Bu fırsatı görmezlikten gelenlerin ve ifade etmeye bile cesaret edemeyenlerin olduğunu belirten Bakan Fidan, “Çünkü herkesin kendi politik endişeleri var. Buradaki siyasetçilerin kendi politik tartışma alanları var. Rum kesimindeki siyasetçilerin tartışma alanları var. Herkes kendi ezberini bozmadan, mümkün olduğunca güvenli alanda bulunarak, risk almadan siyasi olarak yoluna devam ediyor. Peki bu adaya bir çözüm getiriyor mu? Getirmiyor. Geçen yılların oluşturduğu ekonomik kayıpları telafi ediyor mu? Etmiyor” dedi.
“Doğu Timor’da oldu, Güney Sudan’da oldu, neden Kıbrıs’ta olması?”
İki devletli çözümün bölgeye ve küresel barışa yapacağı katkı inanılmaz derecede büyük olacağını ifade eden Bakan Fidan, “Dolayısıyla biz uluslararası toplumu bu konuda pozisyon almaya bu hususa destek vermeye davet ediyoruz. Alternatifinin pratikte mümkün olmadığı tek çözümün Kıbrıs Türkleri’nin diğer tarafın bir azınlığı olarak muamele görmesi olduğu başka türden çözüm modellerinin dayatılma şanslarının bir yere gitmeyeceğini herkes biliyor. Uluslararası ortamlarda beraber kaldığımız zaman var olan gerçekliğin artık bir hukuksallığa büründürülmesi gerektiği konusunda herkese en fikir. Doğu Timor’da oldu, Güney Sudan’da oldu, neden Kıbrıs’ta olması?” dedi.
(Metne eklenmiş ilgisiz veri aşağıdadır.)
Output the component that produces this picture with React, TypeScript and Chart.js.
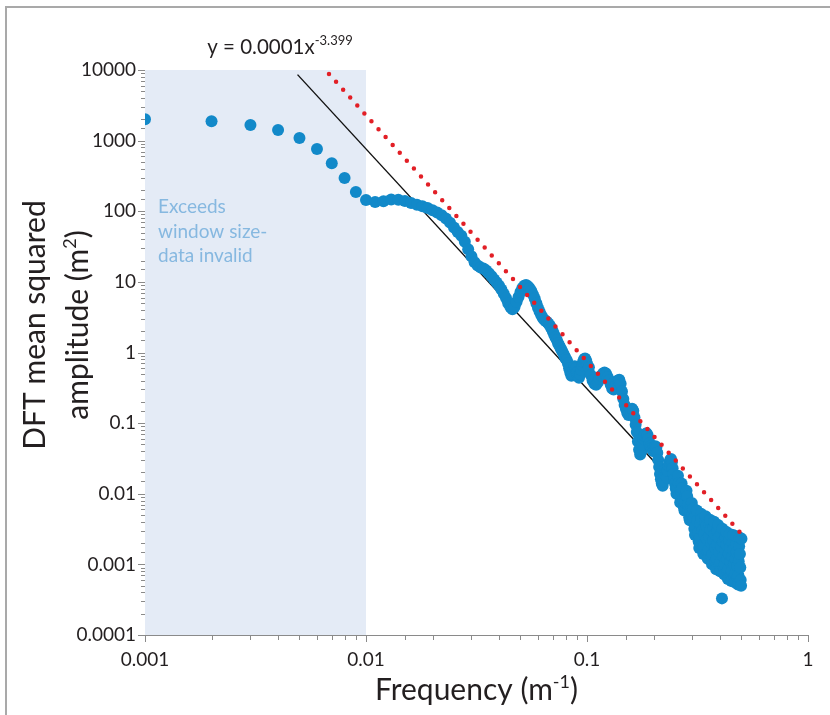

Kıbrıs’ta 1974’ten bu yana iki kesimli hayata geçildikten sonra kan dökülmediğine dikkat çeken Bakan Fidan, “Savaş oldu mu? Olmadı. Rum kesimi ekonomisiyle kalkınıp gidiyor mu? Gidiyor. Yatırım alıyor mu alıyor, turizm alıyor mu alıyor mu? Savaş tehdit var mı yok, terör tehdit var mı yok mu? Ha keza burası kendi yoluna barışla devam ediyor mu? Ediyor. Bunu daha yapısal hale neden getirmiyoruz? Uluslararası toplum bunu neden görmemezlikten geliyor? Ben burada asıl çağrımı gerçekten Kıbrıs Rum kesimindeki vatandaşlara ve siyasi liderliğe yapmak istiyorum. Onlar da Kıbrıs adasını daha ileriye modern bir şekilde kalkınmış olarak barışçıl bir şekilde ve güvenliği sonsuza kadar teminat altına almak istiyorlarsa bu türden çözümleri hayata geçirmede cesur davranmaları gerekiyor. Ben buradan kendilerini bu konuda cesur olmaya davet ediyorum. İnanıyorum bu konuda sağduyusu olan insanlar ellerinden geleni yapacaktır” dedi.
“Daha iyi bir geleceği bölgemizde inşa etmemiz mümkün”
Yunanistan’la Türkiye arasında cereyan eden olumlu havanın adada da yankı bulmasını temenni eden Bakan Fidan, “Yunanistan’ın, Türkiye’nin, Kuzey Kıbrıs Türk Cumhuriyeti’nin Rum kesiminin hep beraber bir araya gelerek, daha iyi bir geleceği bölgemizde inşa etmemiz mümkün. Bu gelecek dün de bizi bekliyordu ama bu formülü hayata geçirmediğimiz için dünü kaybettik, geleceği bari kaybetmeyelim. Dört kesim bir araya gelelim ve bölgemizde hem Ege’de hem Akdeniz’de beraber barış dolu, huzur dolu bir geleceği inşa edelim. Bu sadece kendi halklarımıza değil bölgeye de muazzam bir refah ve barış getirecek” dedi.